> **What the exercise asks**: Return the data exactly, with all pictures removed.

········

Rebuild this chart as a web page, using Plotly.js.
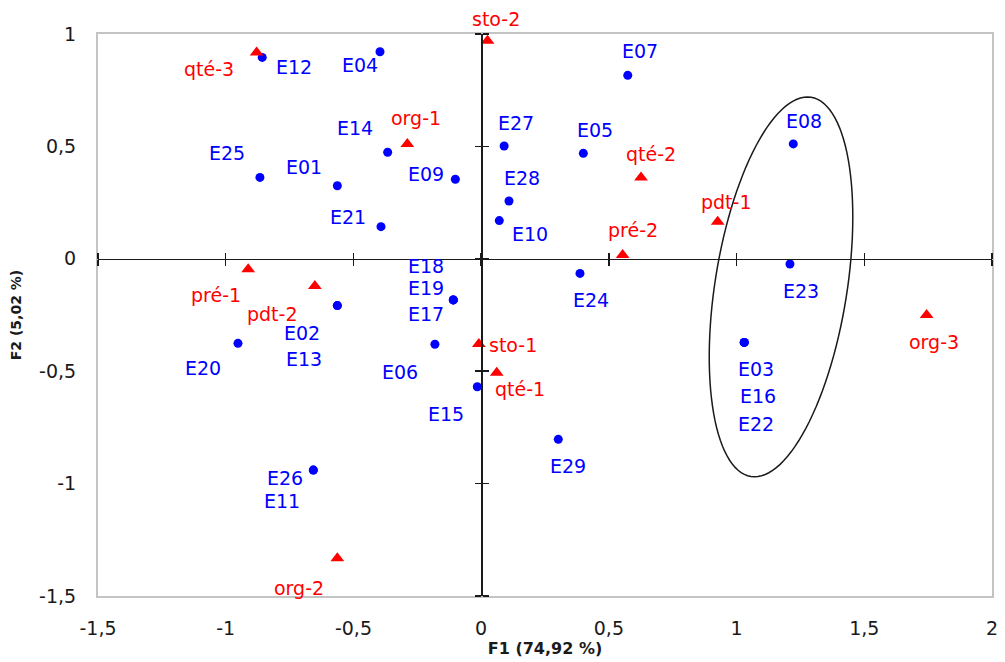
<!DOCTYPE html>
<html>
<head>
<meta charset="utf-8">
<script src="https://cdn.plot.ly/plotly-3.0.1.min.js"></script>
<style>html,body{margin:0;padding:0;background:#fff;}#chart{width:1005px;height:662px;}</style>
</head>
<body>
<div id="chart"></div>
<script>
// ---- Data: observations (blue) ----
const obsNames = ["E01","E02","E03","E04","E05","E06","E07","E08","E09","E10","E11","E12","E13","E14","E15","E16","E17","E18","E19","E20","E21","E22","E23","E24","E25","E26","E27","E28","E29"];
const obsF1 = [-0.563,-0.563,1.030,-0.396,0.400,-0.181,0.574,1.222,-0.101,0.071,-0.657,-0.857,-0.563,-0.366,-0.015,1.030,-0.109,-0.109,-0.109,-0.952,-0.392,1.030,1.209,0.387,-0.866,-0.657,0.090,0.109,0.302];
const obsF2 = [0.325,-0.208,-0.372,0.921,0.469,-0.380,0.816,0.511,0.354,0.170,-0.940,0.896,-0.208,0.474,-0.569,-0.372,-0.183,-0.183,-0.183,-0.376,0.143,-0.372,-0.023,-0.065,0.362,-0.940,0.502,0.257,-0.803];

// ---- Data: modalities (red) ----
const modNames = ["qté-1","qté-2","qté-3","sto-1","sto-2","org-1","org-2","org-3","pré-1","pré-2","pdt-1","pdt-2"];
const modF1 = [0.061,0.626,-0.879,-0.009,0.025,-0.289,-0.563,1.744,-0.912,0.554,0.926,-0.651];
const modF2 = [-0.507,0.362,0.918,-0.379,0.970,0.511,-1.332,-0.250,-0.047,0.017,0.165,-0.121];

// ---- Tick labels ----
const xTickVals = [-1.5,-1,-0.5,0,0.5,1,1.5,2];
const xTickText = ["-1,5","-1","-0,5","0","0,5","1","1,5","2"];
const yTickVals = [-1.5,-1,-0.5,0,0.5,1];
const yTickText = ["-1,5","-1","-0,5","0","0,5","1"];
const xTitle = "F1 (74,92 %)";
const yTitle = "F2 (5,02 %)";

// ---- Label placement (pixel offsets: dx right, dy down) ----
const obsLabelDx = [-33,-35,12,-20,12,-35,12,11,-29,31,-31,32,-33,-33,-31,14,-27,-27,-27,-35,-33,12,11,11,-33,-28,12,13,10];
const obsLabelDy = [-19,27,27,13,-23,28,-24,-23,-5,13,31,10,53,-24,27,54,14,-34,-12,25,-10,82,27,27,-24,8,-23,-23,27];
const modLabelDx = [23,10,-48,34,8,9,-38,7,-32,10,9,-42];
const modLabelDy = [16,-23,17,1,-22,-26,30,27,26,-25,-20,28];

// ---- Ellipse (pixel geometry) ----
const ellCenter = [1.174,-0.125];
const ellSemiMajorPx = 192, ellSemiMinorPx = 66, ellTiltDeg = 9;

const xRange = [-1.5,2], yRange = [-1.5,1];
const W = 1005, H = 662;
const margin = {l:98, r:13, t:34, b:66};
const plotW = W - margin.l - margin.r, plotH = H - margin.t - margin.b;
const pxX = plotW/(xRange[1]-xRange[0]), pxY = plotH/(yRange[1]-yRange[0]);

let ellPath = "";
const th = ellTiltDeg*Math.PI/180;
for (let i=0;i<=120;i++){
  const t = i/120*2*Math.PI;
  const a = ellSemiMajorPx*Math.cos(t), b = ellSemiMinorPx*Math.sin(t);
  const px = a*Math.sin(th) + b*Math.cos(th);
  const py = -a*Math.cos(th) + b*Math.sin(th);
  const x = ellCenter[0] + px/pxX, y = ellCenter[1] - py/pxY;
  ellPath += (i===0?"M":"L") + x.toFixed(4) + "," + y.toFixed(4) + " ";
}
ellPath += "Z";

const labelFont = "DejaVu Sans";
const blue = "#0000ff", red = "#ff0000";

const traces = [
  {x: obsF1, y: obsF2, mode:"markers", type:"scatter", name:"Observations",
   marker:{symbol:"circle", size:9, color:blue}, hoverinfo:"text", text: obsNames, showlegend:false},
  {x: modF1, y: modF2, mode:"markers", type:"scatter", name:"Modalités",
   marker:{symbol:"triangle-up", size:12, color:red}, hoverinfo:"text", text: modNames, showlegend:false},
  {x: obsF1, y: obsF2, xaxis:"x2", yaxis:"y2", mode:"markers", marker:{opacity:0}, hoverinfo:"skip", showlegend:false},
  {x: obsF1, y: obsF2, xaxis:"x3", yaxis:"y3", mode:"markers", marker:{opacity:0}, hoverinfo:"skip", showlegend:false}
];

const annotations = [];
obsNames.forEach((n,i)=>annotations.push({x:obsF1[i], y:obsF2[i], text:n, showarrow:false,
  xanchor:"center", yanchor:"middle", xshift:obsLabelDx[i], yshift:-obsLabelDy[i],
  font:{family:labelFont, size:19, color:blue}}));
modNames.forEach((n,i)=>annotations.push({x:modF1[i], y:modF2[i], text:n, showarrow:false,
  xanchor:"center", yanchor:"middle", xshift:modLabelDx[i], yshift:-modLabelDy[i],
  font:{family:labelFont, size:19, color:red}}));

const yZeroFrac = (0 - yRange[0])/(yRange[1]-yRange[0]);
const xZeroFrac = (0 - xRange[0])/(xRange[1]-xRange[0]);
const zeroAxisCommon = {showgrid:false, zeroline:false, showticklabels:false, showline:true,
  linecolor:"#1a1a1a", linewidth:1.5, ticks:"outside", ticklen:6, tickwidth:1.5, tickcolor:"#1a1a1a", anchor:"free"};

const layout = {
  width:W, height:H, margin:margin, paper_bgcolor:"#fff", plot_bgcolor:"#fff",
  font:{family:labelFont, color:"#1a1a1a"},
  xaxis:{range:xRange, tickvals:xTickVals, ticktext:xTickText, showgrid:false, zeroline:false,
    showline:true, mirror:true, linecolor:"#c4c4c4", linewidth:2,
    ticks:"outside", ticklen:14, tickcolor:"rgba(0,0,0,0)",
    tickfont:{family:labelFont, size:19, color:"#1a1a1a"},
    title:{text:xTitle, font:{family:labelFont, size:16, color:"#1a1a1a", weight:"bold"}, standoff:2}},
  yaxis:{range:yRange, tickvals:yTickVals, ticktext:yTickText, showgrid:false, zeroline:false,
    showline:true, mirror:true, linecolor:"#c4c4c4", linewidth:2,
    ticks:"outside", ticklen:16, tickcolor:"rgba(0,0,0,0)",
    tickfont:{family:labelFont, size:19, color:"#1a1a1a"},
    title:{text:yTitle, font:{family:labelFont, size:14, color:"#1a1a1a", weight:"bold"}, standoff:14}},
  xaxis2:Object.assign({overlaying:"x", range:xRange, tickvals:xTickVals, side:"bottom", position:yZeroFrac}, zeroAxisCommon),
  xaxis3:Object.assign({overlaying:"x", range:xRange, tickvals:xTickVals, side:"top", position:yZeroFrac}, zeroAxisCommon),
  yaxis2:Object.assign({overlaying:"y", range:yRange, tickvals:yTickVals, side:"left", position:xZeroFrac}, zeroAxisCommon),
  yaxis3:Object.assign({overlaying:"y", range:yRange, tickvals:yTickVals, side:"right", position:xZeroFrac}, zeroAxisCommon),
  shapes:[{type:"path", xref:"x", yref:"y", path:ellPath, line:{color:"#1a1a1a", width:1.5}, fillcolor:"rgba(0,0,0,0)"}],
  annotations:annotations,
  showlegend:false
};

Plotly.newPlot("chart", traces, layout, {displayModeBar:false, staticPlot:true});
</script>
</body>
</html>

········

> **Completed exercise**:
Rebuild this chart as a web page, using Plotly.js.
<!DOCTYPE html>
<html>
<head>
<meta charset="utf-8">
<script src="https://cdn.plot.ly/plotly-3.0.1.min.js"></script>
<style>html,body{margin:0;padding:0;background:#fff;}#chart{width:1005px;height:662px;}</style>
</head>
<body>
<div id="chart"></div>
<script>
// ---- Data: observations (blue) ----
const obsNames = ["E01","E02","E03","E04","E05","E06","E07","E08","E09","E10","E11","E12","E13","E14","E15","E16","E17","E18","E19","E20","E21","E22","E23","E24","E25","E26","E27","E28","E29"];
const obsF1 = [-0.563,-0.563,1.030,-0.396,0.400,-0.181,0.574,1.222,-0.101,0.071,-0.657,-0.857,-0.563,-0.366,-0.015,1.030,-0.109,-0.109,-0.109,-0.952,-0.392,1.030,1.209,0.387,-0.866,-0.657,0.090,0.109,0.302];
const obsF2 = [0.325,-0.208,-0.372,0.921,0.469,-0.380,0.816,0.511,0.354,0.170,-0.940,0.896,-0.208,0.474,-0.569,-0.372,-0.183,-0.183,-0.183,-0.376,0.143,-0.372,-0.023,-0.065,0.362,-0.940,0.502,0.257,-0.803];

// ---- Data: modalities (red) ----
const modNames = ["qté-1","qté-2","qté-3","sto-1","sto-2","org-1","org-2","org-3","pré-1","pré-2","pdt-1","pdt-2"];
const modF1 = [0.061,0.626,-0.879,-0.009,0.025,-0.289,-0.563,1.744,-0.912,0.554,0.926,-0.651];
const modF2 = [-0.507,0.362,0.918,-0.379,0.970,0.511,-1.332,-0.250,-0.047,0.017,0.165,-0.121];

// ---- Tick labels ----
const xTickVals = [-1.5,-1,-0.5,0,0.5,1,1.5,2];
const xTickText = ["-1,5","-1","-0,5","0","0,5","1","1,5","2"];
const yTickVals = [-1.5,-1,-0.5,0,0.5,1];
const yTickText = ["-1,5","-1","-0,5","0","0,5","1"];
const xTitle = "F1 (74,92 %)";
const yTitle = "F2 (5,02 %)";

// ---- Label placement (pixel offsets: dx right, dy down) ----
const obsLabelDx = [-33,-35,12,-20,12,-35,12,11,-29,31,-31,32,-33,-33,-31,14,-27,-27,-27,-35,-33,12,11,11,-33,-28,12,13,10];
const obsLabelDy = [-19,27,27,13,-23,28,-24,-23,-5,13,31,10,53,-24,27,54,14,-34,-12,25,-10,82,27,27,-24,8,-23,-23,27];
const modLabelDx = [23,10,-48,34,8,9,-38,7,-32,10,9,-42];
const modLabelDy = [16,-23,17,1,-22,-26,30,27,26,-25,-20,28];

// ---- Ellipse (pixel geometry) ----
const ellCenter = [1.174,-0.125];
const ellSemiMajorPx = 192, ellSemiMinorPx = 66, ellTiltDeg = 9;

const xRange = [-1.5,2], yRange = [-1.5,1];
const W = 1005, H = 662;
const margin = {l:98, r:13, t:34, b:66};
const plotW = W - margin.l - margin.r, plotH = H - margin.t - margin.b;
const pxX = plotW/(xRange[1]-xRange[0]), pxY = plotH/(yRange[1]-yRange[0]);

let ellPath = "";
const th = ellTiltDeg*Math.PI/180;
for (let i=0;i<=120;i++){
  const t = i/120*2*Math.PI;
  const a = ellSemiMajorPx*Math.cos(t), b = ellSemiMinorPx*Math.sin(t);
  const px = a*Math.sin(th) + b*Math.cos(th);
  const py = -a*Math.cos(th) + b*Math.sin(th);
  const x = ellCenter[0] + px/pxX, y = ellCenter[1] - py/pxY;
  ellPath += (i===0?"M":"L") + x.toFixed(4) + "," + y.toFixed(4) + " ";
}
ellPath += "Z";

const labelFont = "DejaVu Sans";
const blue = "#0000ff", red = "#ff0000";

const traces = [
  {x: obsF1, y: obsF2, mode:"markers", type:"scatter", name:"Observations",
   marker:{symbol:"circle", size:9, color:blue}, hoverinfo:"text", text: obsNames, showlegend:false},
  {x: modF1, y: modF2, mode:"markers", type:"scatter", name:"Modalités",
   marker:{symbol:"triangle-up", size:12, color:red}, hoverinfo:"text", text: modNames, showlegend:false},
  {x: obsF1, y: obsF2, xaxis:"x2", yaxis:"y2", mode:"markers", marker:{opacity:0}, hoverinfo:"skip", showlegend:false},
  {x: obsF1, y: obsF2, xaxis:"x3", yaxis:"y3", mode:"markers", marker:{opacity:0}, hoverinfo:"skip", showlegend:false}
];

const annotations = [];
obsNames.forEach((n,i)=>annotations.push({x:obsF1[i], y:obsF2[i], text:n, showarrow:false,
  xanchor:"center", yanchor:"middle", xshift:obsLabelDx[i], yshift:-obsLabelDy[i],
  font:{family:labelFont, size:19, color:blue}}));
modNames.forEach((n,i)=>annotations.push({x:modF1[i], y:modF2[i], text:n, showarrow:false,
  xanchor:"center", yanchor:"middle", xshift:modLabelDx[i], yshift:-modLabelDy[i],
  font:{family:labelFont, size:19, color:red}}));

const yZeroFrac = (0 - yRange[0])/(yRange[1]-yRange[0]);
const xZeroFrac = (0 - xRange[0])/(xRange[1]-xRange[0]);
const zeroAxisCommon = {showgrid:false, zeroline:false, showticklabels:false, showline:true,
  linecolor:"#1a1a1a", linewidth:1.5, ticks:"outside", ticklen:6, tickwidth:1.5, tickcolor:"#1a1a1a", anchor:"free"};

const layout = {
  width:W, height:H, margin:margin, paper_bgcolor:"#fff", plot_bgcolor:"#fff",
  font:{family:labelFont, color:"#1a1a1a"},
  xaxis:{range:xRange, tickvals:xTickVals, ticktext:xTickText, showgrid:false, zeroline:false,
    showline:true, mirror:true, linecolor:"#c4c4c4", linewidth:2,
    ticks:"outside", ticklen:14, tickcolor:"rgba(0,0,0,0)",
    tickfont:{family:labelFont, size:19, color:"#1a1a1a"},
    title:{text:xTitle, font:{family:labelFont, size:16, color:"#1a1a1a", weight:"bold"}, standoff:2}},
  yaxis:{range:yRange, tickvals:yTickVals, ticktext:yTickText, showgrid:false, zeroline:false,
    showline:true, mirror:true, linecolor:"#c4c4c4", linewidth:2,
    ticks:"outside", ticklen:16, tickcolor:"rgba(0,0,0,0)",
    tickfont:{family:labelFont, size:19, color:"#1a1a1a"},
    title:{text:yTitle, font:{family:labelFont, size:14, color:"#1a1a1a", weight:"bold"}, standoff:14}},
  xaxis2:Object.assign({overlaying:"x", range:xRange, tickvals:xTickVals, side:"bottom", position:yZeroFrac}, zeroAxisCommon),
  xaxis3:Object.assign({overlaying:"x", range:xRange, tickvals:xTickVals, side:"top", position:yZeroFrac}, zeroAxisCommon),
  yaxis2:Object.assign({overlaying:"y", range:yRange, tickvals:yTickVals, side:"left", position:xZeroFrac}, zeroAxisCommon),
  yaxis3:Object.assign({overlaying:"y", range:yRange, tickvals:yTickVals, side:"right", position:xZeroFrac}, zeroAxisCommon),
  shapes:[{type:"path", xref:"x", yref:"y", path:ellPath, line:{color:"#1a1a1a", width:1.5}, fillcolor:"rgba(0,0,0,0)"}],
  annotations:annotations,
  showlegend:false
};

Plotly.newPlot("chart", traces, layout, {displayModeBar:false, staticPlot:true});
</script>
</body>
</html>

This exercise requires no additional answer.